Sommaire général
 
  Débat : Travail et citoyenneté
 
 

Introduction

Isabelle Laudier


Dans le dossier du numéro précédent de Cités, sur le thème « Le travail sans fin ? Réalités du travail et transformations sociales », était interrogée la place du travail au sein de nos sociétés contemporaines, et au-delà, dans un contexte de profondes mutations techniques, réglementaires et organisationnelles de celui-ci, sa finalité. Au travers de contributions variées abordant divers aspects de la réalité du travail aujourd’hui, ressortait de façon convergente la permanence d’un investissement humain au travail, outre les difficultés et les contradictions qu’il ;peut induire, outre également les nouvelles formes que cet investissement peut prendre. Les politiques publiques elles-mêmes, en réorganisant le temps de travail dans le sens de sa réduction, si elles libèrent un temps nouveau pour les individus, passent par le travail pour organiser des changements aux conséquences sociales plus larges. La centralité du travail, au sens de référent social encore actif, est donc toujours à explorer.
Ce constat nous conduit à un approfondissement, car parler de centralité du travail comporte de multiples dimensions : économiques, sociales, politiques. Cette remarque n’est pas sans importance, car les évolutions économiques en cours de ces deux dernières décennies, en modifiant profondément les modalités de régulation du monde du travail, ont pu précisément affecter le contenu, ou la nature, de cette centralité. En effet, si historiquement – au sein de notre époque contemporaine – la lutte pour l’amélioration des conditions de travail s’est inscrite dans les mouvements de lutte pour l’égalité, pour une plus grande reconnaissance politique, bref d’approfondissement de la citoyenneté, on peut avancer l’hypothèse aujourd’hui d’un relâchement entre ces combats. L’intrication du travail et du politique peut sembler, sous la pression des évolutions qui caractérisent l’économie actuelle (concurrence, individualisation, flexibilité, précarité), se dénouer au profit d’un objectif d’emploi « à tout prix », important, mais dont l’analyse nous dévoile des limites.
D’où la question posée dans ce débat du lien entre Travail et Citoyenneté, en d’autres termes : qu’en est-il aujourd’hui de l’accès à l’emploi, des conditions de travail et, de là, des possibilités d’expression démocratiques, ou encore de la citoyenneté ? Quatre contributions sont ici réunies, sans prétention à l’exhaustivité, mais avec la simple ambition de susciter le débat en commençant dans le premier texte par un passage rétrospectif sur la Grèce ancienne, exemple polaire inverse du cas contemporain, mais où travail et citoyenneté n’apparaissent finalement pas si éloignés.
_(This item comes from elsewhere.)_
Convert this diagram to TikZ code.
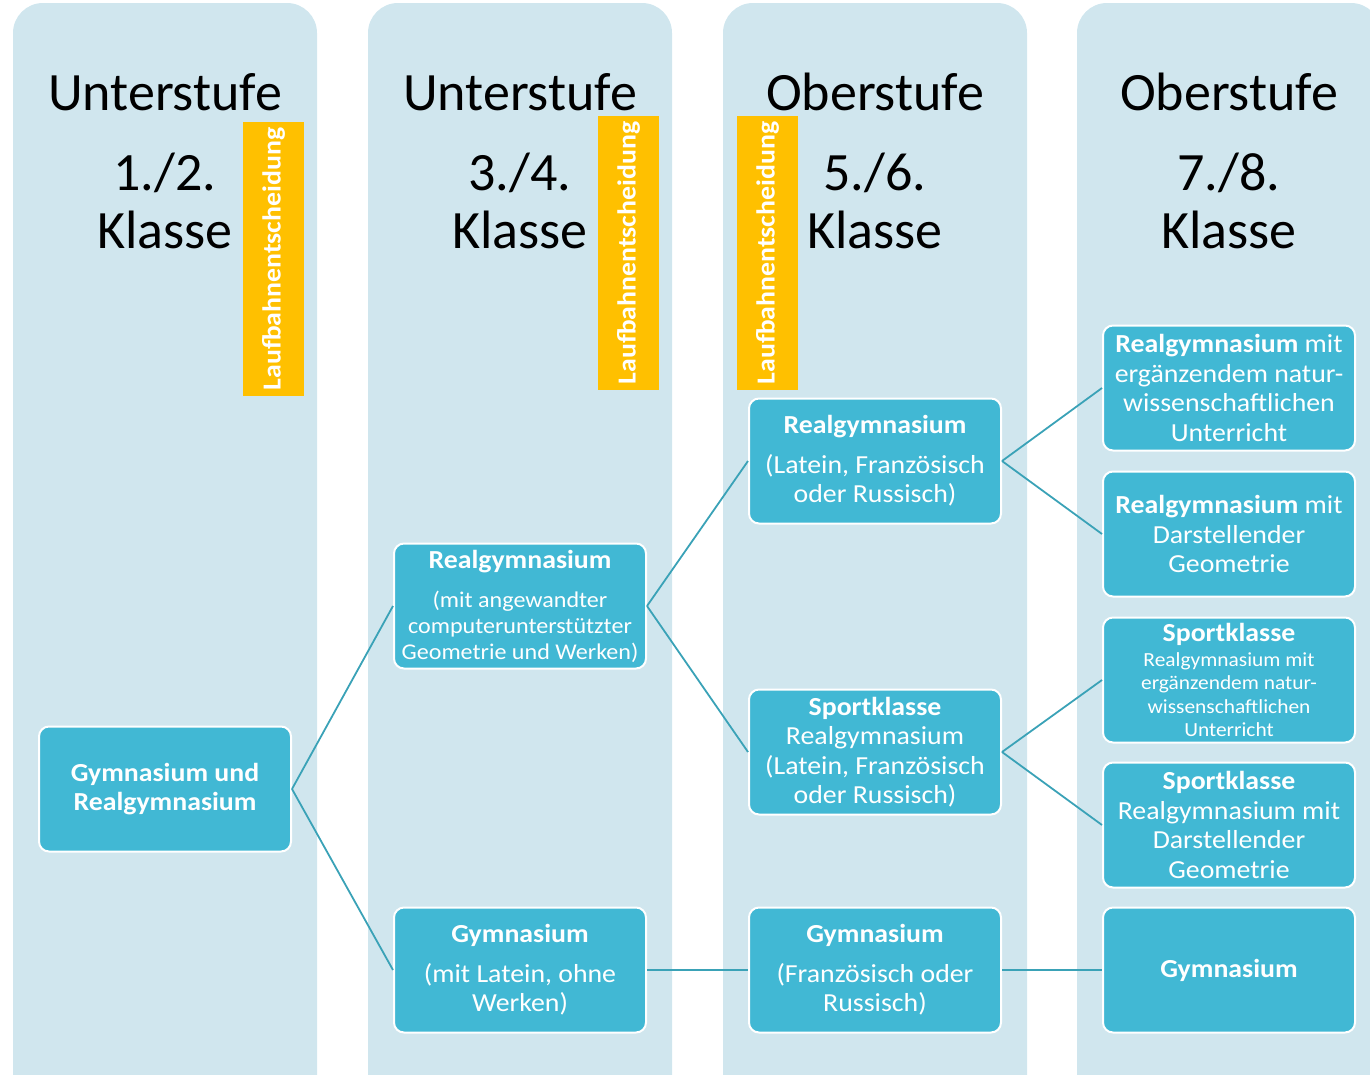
\documentclass[tikz,border=0pt]{standalone}
\usepackage{fontspec}
\setmainfont{Carlito}
\newfontfamily\widefont{Carlito}[FakeStretch=1.07]
\usetikzlibrary{positioning}
\usepackage{xcolor}

\definecolor{bandblue}{HTML}{D0E6EE}
\definecolor{boxblue}{HTML}{41B8D4}
\definecolor{linkblue}{HTML}{3AA2B7}
\definecolor{bahnorange}{HTML}{FFC000}

\newcommand{\boxfont}{\widefont\fontsize{26}{29.5}\selectfont}
\newcommand{\smallboxfont}{\widefont\fontsize{22.5}{26}\selectfont}
\newcommand{\tinyboxfont}{\widefont\fontsize{20}{23.5}\selectfont}

\begin{document}
\begin{tikzpicture}[x=1pt, y=-1pt, auto]
				\tikzstyle{band} = [fill=bandblue, rounded corners=30pt, minimum width=304pt, minimum height=1140pt, inner sep=0pt]
				\tikzstyle{stufe} = [font=\fontsize{54}{54}\selectfont, inner sep=0pt, anchor=base]
				\tikzstyle{bahn} = [fill=bahnorange, text=white, font=\widefont\fontsize{26}{26}\selectfont\bfseries, rotate=90, minimum width=274pt, minimum height=61pt, inner sep=0pt]
				\tikzstyle{school} = [fill=boxblue, draw=white, line width=2pt, rounded corners=10pt, text=white, minimum width=252pt, minimum height=125pt, align=center, font=\boxfont, inner sep=2pt]
				\tikzstyle{link} = [draw=linkblue, line width=1.8pt]
				
				\useasboundingbox (0,0) rectangle (1370,1074);
				
				% columns
				\node[band]		at (165, 573)	(col1)	{};
				\node[band]		at (520, 573)	(col2)	{};
				\node[band]		at (875, 573)	(col3)	{};
				\node[band]		at (1229, 573)	(col4)	{};
				
				\node[stufe]	at (165, 110)	(stufe1)	{Unterstufe};
				\node[stufe]	at (520, 110)	(stufe2)	{Unterstufe};
				\node[stufe]	at (875, 110)	(stufe3)	{Oberstufe};
				\node[stufe]	at (1229, 110)	(stufe4)	{Oberstufe};
				\node[stufe]	at (165, 190)	(jahr1)	{1./2.};
				\node[stufe]	at (520, 190)	(jahr2)	{3./4.};
				\node[stufe]	at (875, 190)	(jahr3)	{5./6.};
				\node[stufe]	at (1229, 190)	(jahr4)	{7./8.};
				\node[stufe]	at (165, 248)	(klasse1)	{Klasse};
				\node[stufe]	at (520, 248)	(klasse2)	{Klasse};
				\node[stufe]	at (875, 248)	(klasse3)	{Klasse};
				\node[stufe]	at (1229, 248)	(klasse4)	{Klasse};
				
				\node[bahn]		at (273.5, 259)	(bahn1)	{Laufbahnentscheidung};
				\node[bahn]		at (628.5, 253)	(bahn2)	{Laufbahnentscheidung};
				\node[bahn]		at (767.5, 253)	(bahn3)	{Laufbahnentscheidung};
				
				% schools
				\node[school]	at (165, 789)	(gymreal)	{\textbf{Gymnasium und}\\\textbf{Realgymnasium}};
				\node[school, font=\smallboxfont]	at (520, 606)	(real34)	{{\boxfont\bfseries Realgymnasium}\\[13pt](mit angewandter\\computerunterstützter\\Geometrie und Werken)};
				\node[school]	at (520, 970)	(gym34)		{\textbf{Gymnasium}\\[10pt](mit Latein, ohne\\Werken)};
				\node[school]	at (875, 461)	(real56)	{\textbf{Realgymnasium}\\[10pt](Latein, Französisch\\oder Russisch)};
				\node[school]	at (875, 752)	(sport56)	{\textbf{Sportklasse}\\Realgymnasium\\(Latein, Französisch\\oder Russisch)};
				\node[school]	at (875, 970)	(gym56)		{\textbf{Gymnasium}\\[10pt](Französisch oder\\Russisch)};
				\node[school]	at (1229, 388)	(realnat)	{\textbf{Realgymnasium} mit\\ergänzendem natur-\\wissenschaftlichen\\Unterricht};
				\node[school]	at (1229, 534)	(realdg)	{\textbf{Realgymnasium} mit\\Darstellender\\Geometrie};
				\node[school, font=\tinyboxfont]	at (1229, 680)	(sportnat)	{{\boxfont\bfseries Sportklasse}\\[1pt]Realgymnasium mit\\ergänzendem natur-\\wissenschaftlichen\\Unterricht};
				\node[school]	at (1229, 825)	(sportdg)	{\textbf{Sportklasse}\\Realgymnasium mit\\Darstellender\\Geometrie};
				\node[school]	at (1229, 970)	(gym78)		{\textbf{Gymnasium}};
				
				\path[link]
				(gymreal.east)	edge	(real34.west)
				(gymreal.east)	edge	(gym34.west)
				(real34.east)	edge	(real56.west)
				(real34.east)	edge	(sport56.west)
				(gym34.east)	edge	(gym56.west)
				(real56.east)	edge	(realnat.west)
				(real56.east)	edge	(realdg.west)
				(sport56.east)	edge	(sportnat.west)
				(sport56.east)	edge	(sportdg.west)
				(gym56.east)	edge	(gym78.west);
			\end{tikzpicture}
\end{document}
La deuxième intervention pose la question des conséquences sociales et politiques du glissement sémantique, observé dans le discours public, du travail vers l’emploi. La troisième contribution décrit les mécanismes de la construction de la catégorie des chômeurs, qui devient cruciale, tant dans la définition des politiques publiques, du concept d’emploi, que dans le positionnement des « sans travail » au sein de la société. Enfin, le quatrième texte nous livre un regard critique sur le discours de l’entreprise citoyenne où, par l’intégration des catégories du politique dans le champ économique, est profondément remise en cause la citoyenneté dans sa dimension politique.